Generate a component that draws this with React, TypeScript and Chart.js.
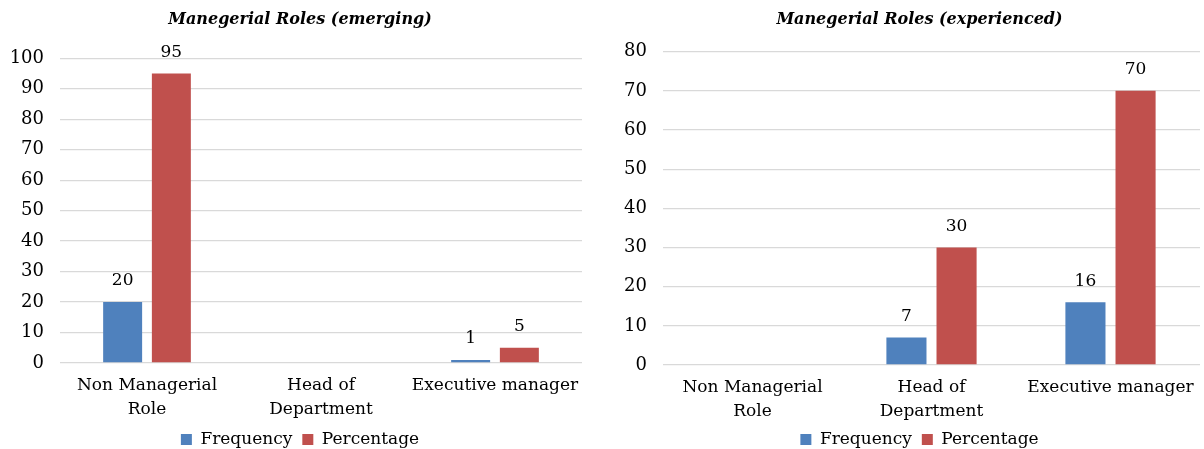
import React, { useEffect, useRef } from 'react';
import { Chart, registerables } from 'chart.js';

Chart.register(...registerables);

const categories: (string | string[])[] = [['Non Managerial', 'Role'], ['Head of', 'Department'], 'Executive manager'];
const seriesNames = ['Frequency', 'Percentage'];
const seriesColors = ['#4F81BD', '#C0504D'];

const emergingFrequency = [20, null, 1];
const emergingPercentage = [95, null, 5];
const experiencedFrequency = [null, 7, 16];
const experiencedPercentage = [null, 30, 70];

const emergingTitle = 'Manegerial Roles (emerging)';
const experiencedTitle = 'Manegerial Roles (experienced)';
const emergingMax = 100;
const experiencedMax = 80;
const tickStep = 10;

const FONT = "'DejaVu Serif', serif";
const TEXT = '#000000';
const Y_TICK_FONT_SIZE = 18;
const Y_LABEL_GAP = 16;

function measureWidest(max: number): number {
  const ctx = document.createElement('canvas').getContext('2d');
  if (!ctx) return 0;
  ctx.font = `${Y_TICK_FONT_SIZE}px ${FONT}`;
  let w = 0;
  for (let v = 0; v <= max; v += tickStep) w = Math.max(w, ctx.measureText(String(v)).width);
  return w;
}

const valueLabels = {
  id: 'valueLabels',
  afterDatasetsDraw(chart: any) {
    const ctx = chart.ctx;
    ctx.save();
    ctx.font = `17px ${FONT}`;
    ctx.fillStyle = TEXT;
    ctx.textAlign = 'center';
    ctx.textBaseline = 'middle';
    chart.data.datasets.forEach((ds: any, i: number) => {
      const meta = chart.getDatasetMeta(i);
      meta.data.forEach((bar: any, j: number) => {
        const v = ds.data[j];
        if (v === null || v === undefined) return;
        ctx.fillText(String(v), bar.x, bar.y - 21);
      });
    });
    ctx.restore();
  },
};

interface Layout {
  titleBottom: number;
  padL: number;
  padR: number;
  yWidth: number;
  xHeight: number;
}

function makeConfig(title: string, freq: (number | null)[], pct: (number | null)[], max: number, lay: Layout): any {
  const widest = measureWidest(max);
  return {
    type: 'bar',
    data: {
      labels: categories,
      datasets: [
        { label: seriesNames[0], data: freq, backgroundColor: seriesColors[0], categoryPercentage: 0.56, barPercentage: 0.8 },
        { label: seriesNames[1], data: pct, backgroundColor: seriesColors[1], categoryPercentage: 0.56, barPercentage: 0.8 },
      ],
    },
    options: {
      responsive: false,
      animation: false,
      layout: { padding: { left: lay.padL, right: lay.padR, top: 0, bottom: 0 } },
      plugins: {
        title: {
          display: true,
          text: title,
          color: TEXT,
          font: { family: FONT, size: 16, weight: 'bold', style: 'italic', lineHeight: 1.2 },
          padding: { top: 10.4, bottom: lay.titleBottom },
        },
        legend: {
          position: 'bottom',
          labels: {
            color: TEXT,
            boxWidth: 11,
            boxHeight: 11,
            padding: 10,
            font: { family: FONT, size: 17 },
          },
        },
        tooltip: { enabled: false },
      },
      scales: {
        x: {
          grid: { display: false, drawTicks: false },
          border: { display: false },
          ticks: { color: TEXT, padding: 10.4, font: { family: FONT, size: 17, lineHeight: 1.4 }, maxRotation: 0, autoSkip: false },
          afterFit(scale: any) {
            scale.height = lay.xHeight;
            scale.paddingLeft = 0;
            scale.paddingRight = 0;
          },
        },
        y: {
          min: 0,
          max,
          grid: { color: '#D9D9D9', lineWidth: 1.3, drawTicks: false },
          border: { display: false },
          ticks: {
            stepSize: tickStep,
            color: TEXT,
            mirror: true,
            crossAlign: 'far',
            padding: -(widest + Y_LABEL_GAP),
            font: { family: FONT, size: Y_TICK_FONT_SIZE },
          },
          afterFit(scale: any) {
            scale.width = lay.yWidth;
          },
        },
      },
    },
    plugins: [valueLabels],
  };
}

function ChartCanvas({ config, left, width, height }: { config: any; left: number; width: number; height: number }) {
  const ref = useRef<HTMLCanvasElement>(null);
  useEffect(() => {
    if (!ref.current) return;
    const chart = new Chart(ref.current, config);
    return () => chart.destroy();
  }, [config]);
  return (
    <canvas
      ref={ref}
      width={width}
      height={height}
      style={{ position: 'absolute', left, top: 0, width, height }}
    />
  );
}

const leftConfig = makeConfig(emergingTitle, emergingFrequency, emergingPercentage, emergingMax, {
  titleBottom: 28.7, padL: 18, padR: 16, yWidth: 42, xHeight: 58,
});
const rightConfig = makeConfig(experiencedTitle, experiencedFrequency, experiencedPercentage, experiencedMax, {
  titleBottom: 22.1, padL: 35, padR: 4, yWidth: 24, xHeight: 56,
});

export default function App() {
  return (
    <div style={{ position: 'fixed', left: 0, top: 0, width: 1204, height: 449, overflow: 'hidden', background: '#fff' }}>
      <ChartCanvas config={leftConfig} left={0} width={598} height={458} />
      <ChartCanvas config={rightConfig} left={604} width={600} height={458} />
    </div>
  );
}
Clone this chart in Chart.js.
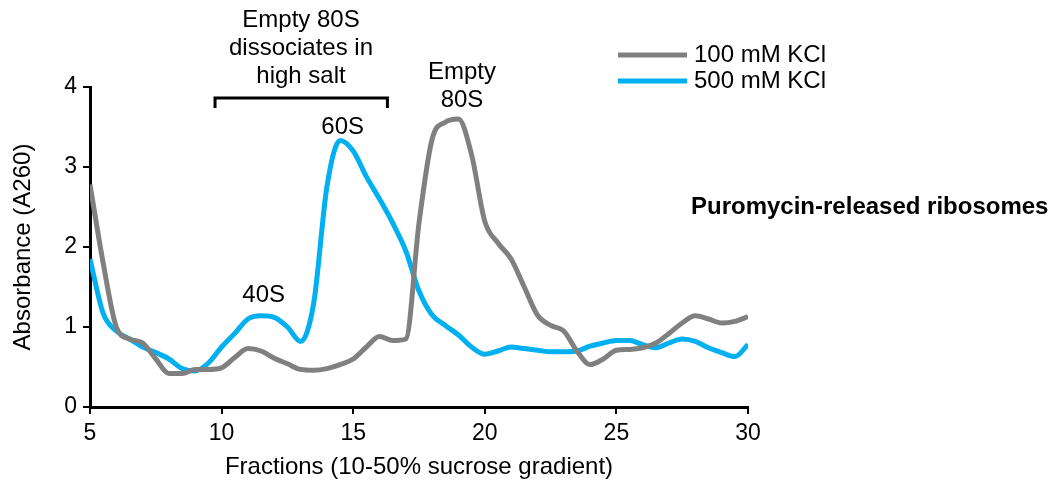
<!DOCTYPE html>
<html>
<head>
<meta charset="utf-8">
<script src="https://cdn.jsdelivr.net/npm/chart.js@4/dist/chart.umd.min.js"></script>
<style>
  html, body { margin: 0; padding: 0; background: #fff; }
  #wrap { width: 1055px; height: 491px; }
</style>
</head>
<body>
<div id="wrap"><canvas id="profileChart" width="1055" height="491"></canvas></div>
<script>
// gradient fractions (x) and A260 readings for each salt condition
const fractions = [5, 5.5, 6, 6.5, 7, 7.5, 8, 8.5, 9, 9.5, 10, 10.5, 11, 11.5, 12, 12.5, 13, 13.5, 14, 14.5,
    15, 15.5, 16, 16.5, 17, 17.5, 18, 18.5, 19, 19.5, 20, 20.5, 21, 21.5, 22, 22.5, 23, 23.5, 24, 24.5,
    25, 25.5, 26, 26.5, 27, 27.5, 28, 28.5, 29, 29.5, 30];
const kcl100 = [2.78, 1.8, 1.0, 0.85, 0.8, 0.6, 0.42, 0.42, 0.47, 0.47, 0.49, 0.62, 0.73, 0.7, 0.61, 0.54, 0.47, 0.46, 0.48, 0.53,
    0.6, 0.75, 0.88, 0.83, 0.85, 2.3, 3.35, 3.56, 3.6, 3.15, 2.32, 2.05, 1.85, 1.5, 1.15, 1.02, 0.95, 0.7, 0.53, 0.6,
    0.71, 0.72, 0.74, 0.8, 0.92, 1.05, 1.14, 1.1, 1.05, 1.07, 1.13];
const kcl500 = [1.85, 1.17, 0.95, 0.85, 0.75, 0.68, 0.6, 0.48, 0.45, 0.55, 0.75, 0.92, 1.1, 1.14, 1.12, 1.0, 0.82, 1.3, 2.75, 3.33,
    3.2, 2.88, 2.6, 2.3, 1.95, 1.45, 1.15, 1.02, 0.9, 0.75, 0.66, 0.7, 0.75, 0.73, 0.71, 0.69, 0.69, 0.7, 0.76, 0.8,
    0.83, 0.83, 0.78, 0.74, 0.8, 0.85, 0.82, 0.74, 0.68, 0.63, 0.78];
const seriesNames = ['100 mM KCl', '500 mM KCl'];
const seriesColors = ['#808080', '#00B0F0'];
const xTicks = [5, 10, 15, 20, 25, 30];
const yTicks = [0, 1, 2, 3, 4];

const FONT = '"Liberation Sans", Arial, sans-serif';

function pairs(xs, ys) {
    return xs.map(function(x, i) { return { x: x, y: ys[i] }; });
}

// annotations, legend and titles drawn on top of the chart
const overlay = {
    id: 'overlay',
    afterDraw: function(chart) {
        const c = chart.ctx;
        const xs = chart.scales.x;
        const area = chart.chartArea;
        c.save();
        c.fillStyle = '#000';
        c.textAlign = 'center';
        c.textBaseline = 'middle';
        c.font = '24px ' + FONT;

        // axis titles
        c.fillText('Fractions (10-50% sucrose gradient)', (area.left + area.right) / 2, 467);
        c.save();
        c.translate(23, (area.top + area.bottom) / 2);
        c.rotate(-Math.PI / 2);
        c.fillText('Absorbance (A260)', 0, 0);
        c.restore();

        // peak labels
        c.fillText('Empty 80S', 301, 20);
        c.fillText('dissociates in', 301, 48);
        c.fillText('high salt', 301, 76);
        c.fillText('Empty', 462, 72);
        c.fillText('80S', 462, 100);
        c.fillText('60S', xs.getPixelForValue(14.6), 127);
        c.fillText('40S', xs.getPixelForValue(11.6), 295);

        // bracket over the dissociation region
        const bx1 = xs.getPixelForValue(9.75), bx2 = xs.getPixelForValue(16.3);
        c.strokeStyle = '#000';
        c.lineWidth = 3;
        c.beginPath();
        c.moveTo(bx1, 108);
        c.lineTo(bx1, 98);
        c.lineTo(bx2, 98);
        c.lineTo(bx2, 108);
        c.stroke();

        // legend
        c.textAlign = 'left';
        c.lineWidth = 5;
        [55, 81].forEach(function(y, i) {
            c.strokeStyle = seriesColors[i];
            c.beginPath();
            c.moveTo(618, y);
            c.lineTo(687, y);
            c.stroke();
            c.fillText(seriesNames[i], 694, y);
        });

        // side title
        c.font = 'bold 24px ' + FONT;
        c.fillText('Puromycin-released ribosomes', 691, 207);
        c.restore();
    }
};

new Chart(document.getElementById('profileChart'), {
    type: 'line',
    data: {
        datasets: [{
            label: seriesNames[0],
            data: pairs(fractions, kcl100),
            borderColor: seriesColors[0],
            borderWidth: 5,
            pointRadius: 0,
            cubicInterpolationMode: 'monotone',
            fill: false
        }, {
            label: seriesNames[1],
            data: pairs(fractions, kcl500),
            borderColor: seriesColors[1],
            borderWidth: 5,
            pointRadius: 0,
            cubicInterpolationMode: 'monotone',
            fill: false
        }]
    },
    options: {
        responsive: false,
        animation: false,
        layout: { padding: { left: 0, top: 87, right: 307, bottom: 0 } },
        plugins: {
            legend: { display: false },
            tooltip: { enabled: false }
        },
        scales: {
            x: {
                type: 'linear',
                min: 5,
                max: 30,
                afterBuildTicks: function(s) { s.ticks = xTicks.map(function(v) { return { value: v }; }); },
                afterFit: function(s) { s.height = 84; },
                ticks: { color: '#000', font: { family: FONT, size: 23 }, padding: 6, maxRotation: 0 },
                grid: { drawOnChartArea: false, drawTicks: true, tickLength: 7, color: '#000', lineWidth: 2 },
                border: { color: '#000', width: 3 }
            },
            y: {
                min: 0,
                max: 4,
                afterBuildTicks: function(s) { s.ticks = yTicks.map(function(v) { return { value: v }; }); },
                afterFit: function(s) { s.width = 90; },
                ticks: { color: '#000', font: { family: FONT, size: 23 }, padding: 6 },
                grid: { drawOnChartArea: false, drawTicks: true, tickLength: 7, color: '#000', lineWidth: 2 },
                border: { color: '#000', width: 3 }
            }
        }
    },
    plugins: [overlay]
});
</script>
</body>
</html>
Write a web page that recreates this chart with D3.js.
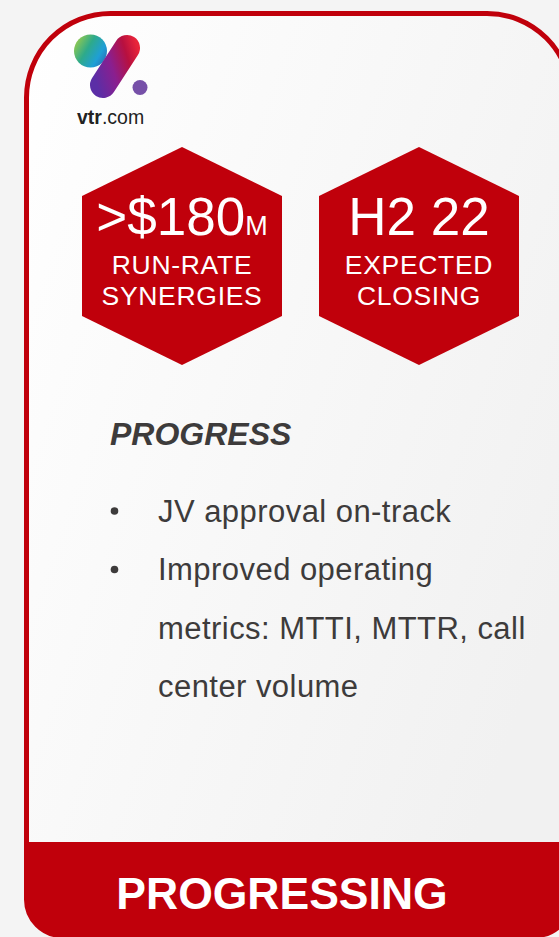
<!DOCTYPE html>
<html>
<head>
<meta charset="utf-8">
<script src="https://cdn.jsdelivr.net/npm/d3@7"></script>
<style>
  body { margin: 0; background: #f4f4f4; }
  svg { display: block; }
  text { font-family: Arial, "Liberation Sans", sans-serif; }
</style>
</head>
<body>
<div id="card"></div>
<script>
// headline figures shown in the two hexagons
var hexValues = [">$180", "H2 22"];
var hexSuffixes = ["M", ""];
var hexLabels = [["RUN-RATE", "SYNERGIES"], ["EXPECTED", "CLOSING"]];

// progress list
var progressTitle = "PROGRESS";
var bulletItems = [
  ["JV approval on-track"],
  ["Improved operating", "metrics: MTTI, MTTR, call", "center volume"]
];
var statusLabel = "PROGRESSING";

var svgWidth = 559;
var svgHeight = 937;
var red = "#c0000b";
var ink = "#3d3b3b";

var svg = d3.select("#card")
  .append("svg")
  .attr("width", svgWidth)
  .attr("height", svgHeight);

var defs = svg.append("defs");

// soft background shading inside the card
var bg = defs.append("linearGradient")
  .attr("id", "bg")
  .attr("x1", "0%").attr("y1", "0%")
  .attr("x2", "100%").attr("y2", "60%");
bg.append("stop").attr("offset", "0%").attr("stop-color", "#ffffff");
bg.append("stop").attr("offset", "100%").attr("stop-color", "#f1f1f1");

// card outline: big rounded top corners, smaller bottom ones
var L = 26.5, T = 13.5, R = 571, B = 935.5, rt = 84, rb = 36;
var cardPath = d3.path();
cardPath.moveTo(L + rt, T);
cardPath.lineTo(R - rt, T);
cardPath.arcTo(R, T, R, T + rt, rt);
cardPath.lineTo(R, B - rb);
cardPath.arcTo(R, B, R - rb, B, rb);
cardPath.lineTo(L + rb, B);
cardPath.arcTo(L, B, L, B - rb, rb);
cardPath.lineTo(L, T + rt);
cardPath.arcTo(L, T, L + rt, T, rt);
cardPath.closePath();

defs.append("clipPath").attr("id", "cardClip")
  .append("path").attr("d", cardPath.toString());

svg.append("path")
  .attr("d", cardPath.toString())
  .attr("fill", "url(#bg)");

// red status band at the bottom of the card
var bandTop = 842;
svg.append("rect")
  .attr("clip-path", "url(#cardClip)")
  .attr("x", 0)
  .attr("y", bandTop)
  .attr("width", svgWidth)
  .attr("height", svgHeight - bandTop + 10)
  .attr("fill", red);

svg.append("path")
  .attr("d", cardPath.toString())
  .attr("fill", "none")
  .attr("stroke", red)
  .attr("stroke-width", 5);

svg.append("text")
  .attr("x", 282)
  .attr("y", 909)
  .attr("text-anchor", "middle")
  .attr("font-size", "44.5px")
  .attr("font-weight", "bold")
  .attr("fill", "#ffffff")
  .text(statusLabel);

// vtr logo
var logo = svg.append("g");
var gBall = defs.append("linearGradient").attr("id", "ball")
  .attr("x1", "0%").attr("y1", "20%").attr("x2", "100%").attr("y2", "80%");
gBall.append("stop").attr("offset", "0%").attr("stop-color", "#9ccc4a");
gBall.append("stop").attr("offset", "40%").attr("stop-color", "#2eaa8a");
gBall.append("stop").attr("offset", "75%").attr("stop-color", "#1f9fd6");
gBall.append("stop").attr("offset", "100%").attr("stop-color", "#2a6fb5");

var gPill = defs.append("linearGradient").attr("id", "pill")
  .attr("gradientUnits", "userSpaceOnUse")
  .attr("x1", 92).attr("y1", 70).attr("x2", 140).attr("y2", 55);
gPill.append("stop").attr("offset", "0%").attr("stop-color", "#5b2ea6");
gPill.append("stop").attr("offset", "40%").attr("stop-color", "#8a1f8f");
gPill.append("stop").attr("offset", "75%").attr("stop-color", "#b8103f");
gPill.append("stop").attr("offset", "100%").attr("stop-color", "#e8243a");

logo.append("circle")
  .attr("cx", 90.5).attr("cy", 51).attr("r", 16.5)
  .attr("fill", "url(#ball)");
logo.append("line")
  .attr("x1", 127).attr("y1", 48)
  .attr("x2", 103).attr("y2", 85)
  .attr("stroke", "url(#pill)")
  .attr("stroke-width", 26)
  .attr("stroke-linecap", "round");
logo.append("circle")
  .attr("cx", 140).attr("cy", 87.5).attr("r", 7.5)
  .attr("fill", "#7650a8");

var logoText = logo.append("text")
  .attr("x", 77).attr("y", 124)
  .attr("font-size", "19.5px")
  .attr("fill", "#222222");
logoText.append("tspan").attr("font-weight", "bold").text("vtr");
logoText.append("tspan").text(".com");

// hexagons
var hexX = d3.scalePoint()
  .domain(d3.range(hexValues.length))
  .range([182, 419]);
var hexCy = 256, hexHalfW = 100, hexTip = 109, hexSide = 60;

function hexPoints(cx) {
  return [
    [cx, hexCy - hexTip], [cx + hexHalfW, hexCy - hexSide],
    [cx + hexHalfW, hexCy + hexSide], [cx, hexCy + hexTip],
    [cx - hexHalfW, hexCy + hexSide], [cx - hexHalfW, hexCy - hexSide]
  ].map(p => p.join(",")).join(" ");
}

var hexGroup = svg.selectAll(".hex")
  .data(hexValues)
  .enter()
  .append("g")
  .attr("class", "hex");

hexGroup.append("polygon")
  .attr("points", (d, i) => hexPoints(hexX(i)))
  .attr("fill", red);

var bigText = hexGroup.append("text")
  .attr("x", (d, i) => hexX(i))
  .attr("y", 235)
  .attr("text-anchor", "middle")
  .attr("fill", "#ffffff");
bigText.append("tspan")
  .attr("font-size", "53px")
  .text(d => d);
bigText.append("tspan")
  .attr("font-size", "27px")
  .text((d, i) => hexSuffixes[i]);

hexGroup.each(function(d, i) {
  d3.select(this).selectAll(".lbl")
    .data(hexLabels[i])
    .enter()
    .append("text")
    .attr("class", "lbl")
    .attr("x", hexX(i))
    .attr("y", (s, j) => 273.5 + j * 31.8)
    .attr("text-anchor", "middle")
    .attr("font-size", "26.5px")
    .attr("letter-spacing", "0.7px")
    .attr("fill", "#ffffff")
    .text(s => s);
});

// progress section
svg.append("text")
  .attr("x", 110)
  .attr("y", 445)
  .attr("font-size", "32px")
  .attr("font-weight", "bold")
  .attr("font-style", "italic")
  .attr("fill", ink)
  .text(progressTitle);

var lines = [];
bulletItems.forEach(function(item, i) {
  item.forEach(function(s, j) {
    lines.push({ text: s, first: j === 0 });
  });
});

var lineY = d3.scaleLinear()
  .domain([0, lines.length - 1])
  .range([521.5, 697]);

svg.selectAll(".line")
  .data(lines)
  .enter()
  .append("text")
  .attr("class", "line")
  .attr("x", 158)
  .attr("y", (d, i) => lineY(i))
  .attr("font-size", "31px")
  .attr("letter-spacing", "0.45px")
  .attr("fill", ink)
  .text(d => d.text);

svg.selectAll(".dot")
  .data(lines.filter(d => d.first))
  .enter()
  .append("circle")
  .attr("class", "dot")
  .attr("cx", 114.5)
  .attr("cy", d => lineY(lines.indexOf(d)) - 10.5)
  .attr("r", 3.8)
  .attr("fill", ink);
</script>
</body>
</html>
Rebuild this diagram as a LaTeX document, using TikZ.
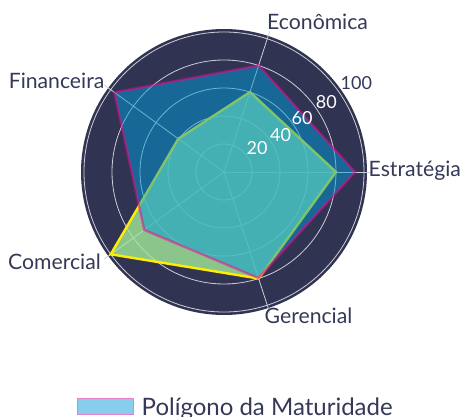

Description of the task – Lines containing the string "that" are to be selected and copied.

Response –
Generate a component that draws this with React, TypeScript and Chart.js.
Write a web page that recreates this chart with D3.js.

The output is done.